Scottish football’s domestic TV deal is thought to be around £15 million pounds per year, barely 40% of the £33 million Danish football earns, despite having a similarly sized population and only half the supporter attendances. Norway earns £41 million, more than Greece, Belgium, Switzerland or Austria, all of whom are now ranked above Scotland in the UEFA coefficient table of relative league strength, and all of whom now have two Champions League entrant teams to Scotland’s one. So meagre in fact is the Scottish deal, that it would pay for only about one and a half games out of the 168 English Premiership matches soon to be broadcast each year. The football supporters of Scotland, Wales and Northern Ireland are perhaps the only ones in the entire world who are forced to watch the World Cup and European Championships through a foreign country’s media.
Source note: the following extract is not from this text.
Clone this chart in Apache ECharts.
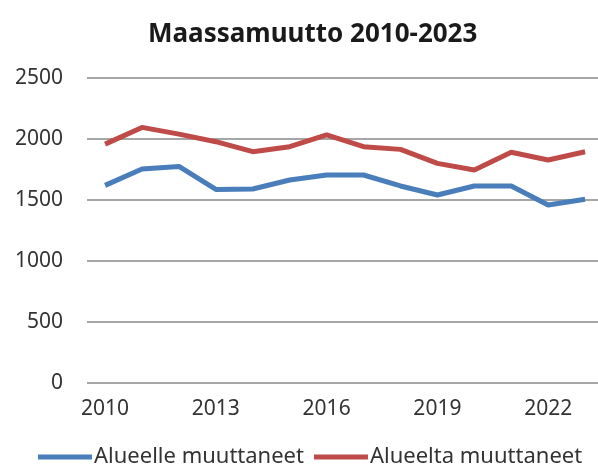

English football supporters are prepared to pay more to watch football on TV than any other footballing nation, and so despite being dreadful at running football teams, at least have the funds to be successful at it for the time being. As I have written in these pages previously internet piracy threatens this revenue stream in the medium term, but in the interim no other nation can compete financially, not even the other so-called big leagues of Germany, Spain, Italy and France who are abject paupers by comparison. Scotland with its smaller population is even less capable of challenging the marketing revenues which power the sport in these nations, but we must recognise that the lack of an indigenous broadcasting and advertising industry threatens to undermine the financial viability of our game. A “Yes” vote last September would have radically improved the situation, but even a devo-max or similar settlement which returned control of broadcasting to Scotland could make yet a difference.